### GOAL
Retype, please, the listing from its opening line through the line that contains "var allocatedData = allocated.map(function", both included, without the pictures.

### SUPPLIED MATERIAL
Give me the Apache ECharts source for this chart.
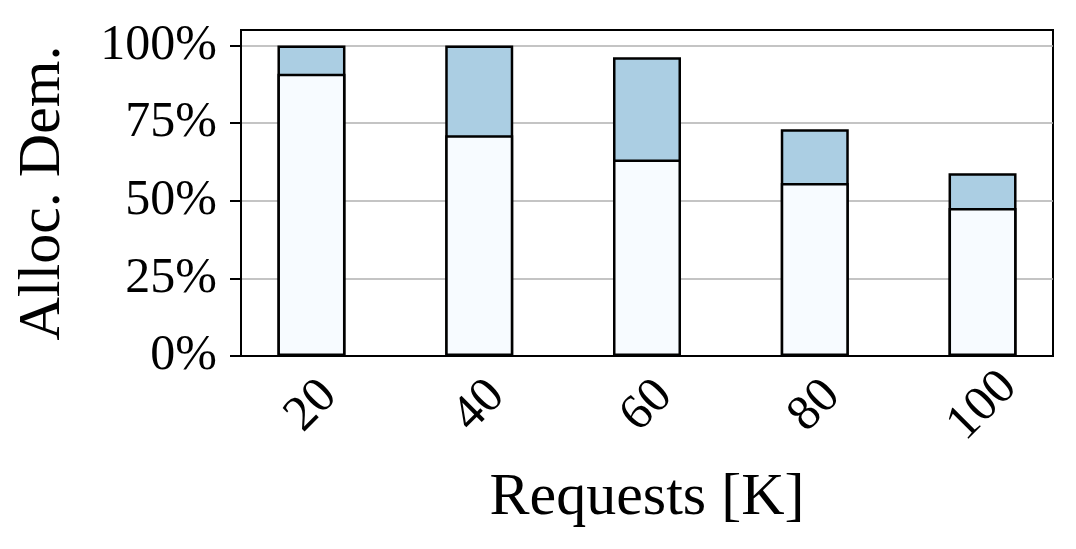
<!DOCTYPE html>
<html>
<head>
<meta charset="utf-8">
<script src="https://cdn.jsdelivr.net/npm/echarts@6/dist/echarts.min.js"></script>
<style>
  html, body { margin: 0; padding: 0; background: #fff; }
  #chart { width: 1076px; height: 549px; }
</style>
</head>
<body>
<div id="chart"></div>
<script>
// request counts on the x axis
var requests = ['20', '40', '60', '80', '100']
// allocated share (lower light segment), in percent
var allocated = [90.9, 71.1, 63.3, 55.7, 47.7]
// total demanded share (top of each bar), in percent
var demanded = [100, 100, 96.2, 73.0, 58.9]
var yTicks = [0, 25, 50, 75, 100]

var font = "'Liberation Serif', 'Times New Roman', serif"

// bars sit at x = 0..4 on a value axis so the frame padding matches the original.
// the full demanded bar is drawn first, the allocated bar is laid over it
var demandedData = demanded.map(function (v, i) { return [i, v] })
var allocatedData = allocated.map(function (v, i) { return [i, v] })

var chart = echarts.init(document.getElementById('chart'))
chart.setOption({
  animation: false,
  grid: {
    left: 241,
    top: 30,
    right: 23,
    bottom: 193,
    show: true,
    borderColor: '#000',
    borderWidth: 2
  },
  xAxis: {
    type: 'value',
    min: -0.42,
    max: 4.42,
    name: 'Requests [K]',
    nameLocation: 'middle',
    nameGap: 112,
    nameTextStyle: { fontFamily: font, fontSize: 60, color: '#000' },
    axisLine: { show: true, onZero: false, lineStyle: { color: '#000', width: 2 } },
    axisTick: { show: false },
    splitLine: { show: false },
    axisLabel: {
      customValues: [0, 1, 2, 3, 4],
      formatter: function (v) { return requests[Math.round(v)] },
      rotate: 45,
      align: 'center',
      verticalAlign: 'middle',
      margin: 50,
      fontFamily: font,
      fontSize: 50,
      color: '#000'
    }
  },
  yAxis: {
    type: 'value',
    min: 0,
    max: 105,
    name: 'Alloc. Dem.',
    nameLocation: 'middle',
    nameRotate: 90,
    nameGap: 168,
    nameTextStyle: { fontFamily: font, fontSize: 60, color: '#000' },
    axisLine: { show: true, onZero: false, lineStyle: { color: '#000', width: 2 } },
    axisTick: {
      show: true,
      customValues: yTicks,
      length: 11,
      lineStyle: { color: '#000', width: 2 }
    },
    splitLine: { show: true, lineStyle: { color: '#b0b0b0', width: 1.5 } },
    axisLabel: {
      customValues: yTicks,
      formatter: '{value}%',
      margin: 24,
      fontFamily: font,
      fontSize: 50,
      color: '#000'
    }
  },
  series: [
    {
      name: 'Demanded',
      type: 'bar',
      barWidth: 68,
      barGap: '-100%',
      itemStyle: { color: '#abcee3', borderColor: '#000', borderWidth: 2.5 },
      data: demandedData
    },
    {
      name: 'Allocated',
      type: 'bar',
      barWidth: 68,
      barGap: '-100%',
      itemStyle: { color: '#f7fbff', borderColor: '#000', borderWidth: 2.5 },
      data: allocatedData
    }
  ]
})
</script>
</body>
</html>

### ANSWER TO THIS TASK
Give me the Apache ECharts source for this chart.
<!DOCTYPE html>
<html>
<head>
<meta charset="utf-8">
<script src="https://cdn.jsdelivr.net/npm/echarts@6/dist/echarts.min.js"></script>
<style>
  html, body { margin: 0; padding: 0; background: #fff; }
  #chart { width: 1076px; height: 549px; }
</style>
</head>
<body>
<div id="chart"></div>
<script>
// request counts on the x axis
var requests = ['20', '40', '60', '80', '100']
// allocated share (lower light segment), in percent
var allocated = [90.9, 71.1, 63.3, 55.7, 47.7]
// total demanded share (top of each bar), in percent
var demanded = [100, 100, 96.2, 73.0, 58.9]
var yTicks = [0, 25, 50, 75, 100]

var font = "'Liberation Serif', 'Times New Roman', serif"

// bars sit at x = 0..4 on a value axis so the frame padding matches the original.
// the full demanded bar is drawn first, the allocated bar is laid over it
var demandedData = demanded.map(function (v, i) { return [i, v] })
var allocatedData = allocated.map(function (v, i) { return [i, v] })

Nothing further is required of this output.